EXERCISE GOAL: Transcribe the listing in full, excluding any pictures.

-- begin --

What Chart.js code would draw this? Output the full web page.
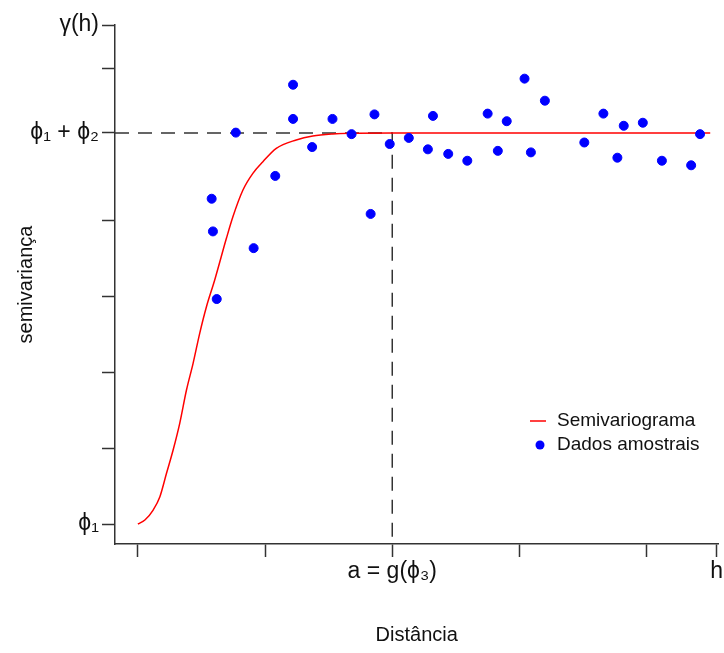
<!DOCTYPE html>
<html>
<head>
<meta charset="utf-8">
<script src="https://cdn.jsdelivr.net/npm/chart.js@4"></script>
<style>
  html, body { margin: 0; padding: 0; background: #fff; }
  canvas { display: block; }
</style>
</head>
<body>
<canvas id="chart" width="724" height="653"></canvas>
<script>
// Dados amostrais (distância, semivariância)
const distancia = [0.58, 0.59, 0.62, 0.77, 0.91, 1.08, 1.22, 1.22, 1.37, 1.53, 1.68, 1.83, 1.86, 1.98,
  2.13, 2.28, 2.32, 2.44, 2.59, 2.75, 2.83, 2.90, 3.04, 3.09, 3.20, 3.51, 3.66, 3.77, 3.82, 3.97,
  4.12, 4.35, 4.42];
const semivariancia = [4.28, 3.85, 2.96, 5.15, 3.63, 4.58, 5.78, 5.33, 4.96, 5.33, 5.13, 4.08, 5.39, 5.00,
  5.08, 4.93, 5.37, 4.87, 4.78, 5.40, 4.91, 5.30, 5.86, 4.89, 5.57, 5.02, 5.40, 4.82, 5.24, 5.28,
  4.78, 4.72, 5.13];

// Semivariograma ajustado
const curvaX = [0, 0.055, 0.12, 0.173, 0.225, 0.277, 0.329, 0.382, 0.434, 0.486, 0.539, 0.604, 0.696,
  0.747, 0.826, 0.904, 0.983, 1.088, 1.245, 1.375, 1.532, 1.663, 2.0, 4.5];
const curvaY = [0, 0.053, 0.184, 0.359, 0.667, 0.974, 1.325, 1.763, 2.114, 2.509, 2.859, 3.211, 3.759,
  4.043, 4.395, 4.614, 4.767, 4.943, 5.053, 5.105, 5.132, 5.141, 5.145, 5.145];

const patamar = 5.145; // phi1 + phi2
const alcance = 2;     // a = g(phi3)

const xTicks = [0, 1, 2, 3, 4, 4.55];
const xTickLabels = ["", "", "a = g(ϕ₃)", "", "", "h"];
const yTicks = [0, 1, 2, 3, 4, patamar, 6, 6.566];
const yTickLabels = ["ϕ₁", "", "", "", "", "ϕ₁ + ϕ₂", "", "γ(h)"];

const xMin = -0.18, xMax = 4.565;
const yMin = -0.263, yMax = 6.566;

const pontos = distancia.map((d, i) => ({ x: d, y: semivariancia[i] }));
const curva = curvaX.map((d, i) => ({ x: d, y: curvaY[i] }));
const guia = [{ x: xMin, y: patamar }, { x: alcance, y: patamar }, { x: alcance, y: yMin }];

const legenda = {
  id: "legenda",
  afterDatasetsDraw(chart) {
    const ctx = chart.ctx;
    const a = chart.chartArea;
    const lx = a.left + 415, ly = a.top + 396;
    ctx.save();
    ctx.strokeStyle = "#ff0000";
    ctx.lineWidth = 1.5;
    ctx.beginPath();
    ctx.moveTo(lx, ly);
    ctx.lineTo(lx + 16, ly);
    ctx.stroke();
    ctx.fillStyle = "#0000ff";
    ctx.beginPath();
    ctx.arc(lx + 10, ly + 24, 4.5, 0, Math.PI * 2);
    ctx.fill();
    ctx.fillStyle = "#111";
    ctx.font = "19px 'Liberation Sans', Arial, sans-serif";
    ctx.textBaseline = "middle";
    ctx.fillText("Semivariograma", lx + 27, ly);
    ctx.fillText("Dados amostrais", lx + 27, ly + 24);
    ctx.restore();
  }
};

const tickFont = { family: "'Liberation Sans', Arial, sans-serif", size: 23 };

new Chart(document.getElementById("chart"), {
  type: "scatter",
  data: {
    datasets: [
      {
        label: "Dados amostrais",
        data: pontos,
        backgroundColor: "#0000ff",
        borderColor: "#0000ff",
        pointRadius: 4.5,
        pointHoverRadius: 4.5
      },
      {
        label: "Semivariograma",
        type: "line",
        data: curva,
        borderColor: "#ff0000",
        borderWidth: 1.5,
        pointRadius: 0,
        cubicInterpolationMode: "monotone",
        fill: false
      },
      {
        label: "guia",
        type: "line",
        data: guia,
        borderColor: "#333",
        borderWidth: 1.5,
        borderDash: [14, 9],
        pointRadius: 0,
        tension: 0,
        fill: false
      }
    ]
  },
  options: {
    responsive: false,
    animation: false,
    devicePixelRatio: 1,
    layout: { padding: { top: 25, right: 4, bottom: 0, left: 0 } },
    plugins: {
      legend: { display: false },
      tooltip: { enabled: false }
    },
    scales: {
      x: {
        type: "linear",
        min: xMin,
        max: xMax,
        afterBuildTicks: (scale) => { scale.ticks = xTicks.map(v => ({ value: v })); },
        afterFit: (scale) => { scale.height = 109; },
        ticks: {
          autoSkip: false,
          maxRotation: 0,
          padding: 1,
          color: "#111",
          font: tickFont,
          callback: (value, index) => xTickLabels[index]
        },
        grid: { drawOnChartArea: false, tickLength: 13, tickColor: "#333", tickWidth: 1.5 },
        border: { color: "#333", width: 1.5 },
        title: {
          display: true,
          text: "Distância",
          color: "#111",
          font: { family: "'Liberation Sans', Arial, sans-serif", size: 20 },
          padding: { top: 0, bottom: 6 }
        }
      },
      y: {
        type: "linear",
        min: yMin,
        max: yMax,
        afterBuildTicks: (scale) => { scale.ticks = yTicks.map(v => ({ value: v })); },
        afterFit: (scale) => { scale.width = 115; },
        ticks: {
          autoSkip: false,
          padding: 3,
          color: "#111",
          font: tickFont,
          callback: (value, index) => yTickLabels[index]
        },
        grid: { drawOnChartArea: false, tickLength: 13, tickColor: "#333", tickWidth: 1.5 },
        border: { color: "#333", width: 1.5 },
        title: {
          display: true,
          text: "semivariança",
          color: "#111",
          font: { family: "'Liberation Sans', Arial, sans-serif", size: 20 },
          padding: { top: 14, bottom: 0 }
        }
      }
    }
  },
  plugins: [legenda]
});
</script>
</body>
</html>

-- end --

TASK RESULT:
What Chart.js code would draw this? Output the full web page.
<!DOCTYPE html>
<html>
<head>
<meta charset="utf-8">
<script src="https://cdn.jsdelivr.net/npm/chart.js@4"></script>
<style>
  html, body { margin: 0; padding: 0; background: #fff; }
  canvas { display: block; }
</style>
</head>
<body>
<canvas id="chart" width="724" height="653"></canvas>
<script>
// Dados amostrais (distância, semivariância)
const distancia = [0.58, 0.59, 0.62, 0.77, 0.91, 1.08, 1.22, 1.22, 1.37, 1.53, 1.68, 1.83, 1.86, 1.98,
  2.13, 2.28, 2.32, 2.44, 2.59, 2.75, 2.83, 2.90, 3.04, 3.09, 3.20, 3.51, 3.66, 3.77, 3.82, 3.97,
  4.12, 4.35, 4.42];
const semivariancia = [4.28, 3.85, 2.96, 5.15, 3.63, 4.58, 5.78, 5.33, 4.96, 5.33, 5.13, 4.08, 5.39, 5.00,
  5.08, 4.93, 5.37, 4.87, 4.78, 5.40, 4.91, 5.30, 5.86, 4.89, 5.57, 5.02, 5.40, 4.82, 5.24, 5.28,
  4.78, 4.72, 5.13];

// Semivariograma ajustado
const curvaX = [0, 0.055, 0.12, 0.173, 0.225, 0.277, 0.329, 0.382, 0.434, 0.486, 0.539, 0.604, 0.696,
  0.747, 0.826, 0.904, 0.983, 1.088, 1.245, 1.375, 1.532, 1.663, 2.0, 4.5];
const curvaY = [0, 0.053, 0.184, 0.359, 0.667, 0.974, 1.325, 1.763, 2.114, 2.509, 2.859, 3.211, 3.759,
  4.043, 4.395, 4.614, 4.767, 4.943, 5.053, 5.105, 5.132, 5.141, 5.145, 5.145];

const patamar = 5.145; // phi1 + phi2
const alcance = 2;     // a = g(phi3)

const xTicks = [0, 1, 2, 3, 4, 4.55];
const xTickLabels = ["", "", "a = g(ϕ₃)", "", "", "h"];
const yTicks = [0, 1, 2, 3, 4, patamar, 6, 6.566];
const yTickLabels = ["ϕ₁", "", "", "", "", "ϕ₁ + ϕ₂", "", "γ(h)"];

const xMin = -0.18, xMax = 4.565;
const yMin = -0.263, yMax = 6.566;

const pontos = distancia.map((d, i) => ({ x: d, y: semivariancia[i] }));
const curva = curvaX.map((d, i) => ({ x: d, y: curvaY[i] }));
const guia = [{ x: xMin, y: patamar }, { x: alcance, y: patamar }, { x: alcance, y: yMin }];

const legenda = {
  id: "legenda",
  afterDatasetsDraw(chart) {
    const ctx = chart.ctx;
    const a = chart.chartArea;
    const lx = a.left + 415, ly = a.top + 396;
    ctx.save();
    ctx.strokeStyle = "#ff0000";
    ctx.lineWidth = 1.5;
    ctx.beginPath();
    ctx.moveTo(lx, ly);
    ctx.lineTo(lx + 16, ly);
    ctx.stroke();
    ctx.fillStyle = "#0000ff";
    ctx.beginPath();
    ctx.arc(lx + 10, ly + 24, 4.5, 0, Math.PI * 2);
    ctx.fill();
    ctx.fillStyle = "#111";
    ctx.font = "19px 'Liberation Sans', Arial, sans-serif";
    ctx.textBaseline = "middle";
    ctx.fillText("Semivariograma", lx + 27, ly);
    ctx.fillText("Dados amostrais", lx + 27, ly + 24);
    ctx.restore();
  }
};

const tickFont = { family: "'Liberation Sans', Arial, sans-serif", size: 23 };

new Chart(document.getElementById("chart"), {
  type: "scatter",
  data: {
    datasets: [
      {
        label: "Dados amostrais",
        data: pontos,
        backgroundColor: "#0000ff",
        borderColor: "#0000ff",
        pointRadius: 4.5,
        pointHoverRadius: 4.5
      },
      {
        label: "Semivariograma",
        type: "line",
        data: curva,
        borderColor: "#ff0000",
        borderWidth: 1.5,
        pointRadius: 0,
        cubicInterpolationMode: "monotone",
        fill: false
      },
      {
        label: "guia",
        type: "line",
        data: guia,
        borderColor: "#333",
        borderWidth: 1.5,
        borderDash: [14, 9],
        pointRadius: 0,
        tension: 0,
        fill: false
      }
    ]
  },
  options: {
    responsive: false,
    animation: false,
    devicePixelRatio: 1,
    layout: { padding: { top: 25, right: 4, bottom: 0, left: 0 } },
    plugins: {
      legend: { display: false },
      tooltip: { enabled: false }
    },
    scales: {
      x: {
        type: "linear",
        min: xMin,
        max: xMax,
        afterBuildTicks: (scale) => { scale.ticks = xTicks.map(v => ({ value: v })); },
        afterFit: (scale) => { scale.height = 109; },
        ticks: {
          autoSkip: false,
          maxRotation: 0,
          padding: 1,
          color: "#111",
          font: tickFont,
          callback: (value, index) => xTickLabels[index]
        },
        grid: { drawOnChartArea: false, tickLength: 13, tickColor: "#333", tickWidth: 1.5 },
        border: { color: "#333", width: 1.5 },
        title: {
          display: true,
          text: "Distância",
          color: "#111",
          font: { family: "'Liberation Sans', Arial, sans-serif", size: 20 },
          padding: { top: 0, bottom: 6 }
        }
      },
      y: {
        type: "linear",
        min: yMin,
        max: yMax,
        afterBuildTicks: (scale) => { scale.ticks = yTicks.map(v => ({ value: v })); },
        afterFit: (scale) => { scale.width = 115; },
        ticks: {
          autoSkip: false,
          padding: 3,
          color: "#111",
          font: tickFont,
          callback: (value, index) => yTickLabels[index]
        },
        grid: { drawOnChartArea: false, tickLength: 13, tickColor: "#333", tickWidth: 1.5 },
        border: { color: "#333", width: 1.5 },
        title: {
          display: true,
          text: "semivariança",
          color: "#111",
          font: { family: "'Liberation Sans', Arial, sans-serif", size: 20 },
          padding: { top: 14, bottom: 0 }
        }
      }
    }
  },
  plugins: [legenda]
});
</script>
</body>
</html>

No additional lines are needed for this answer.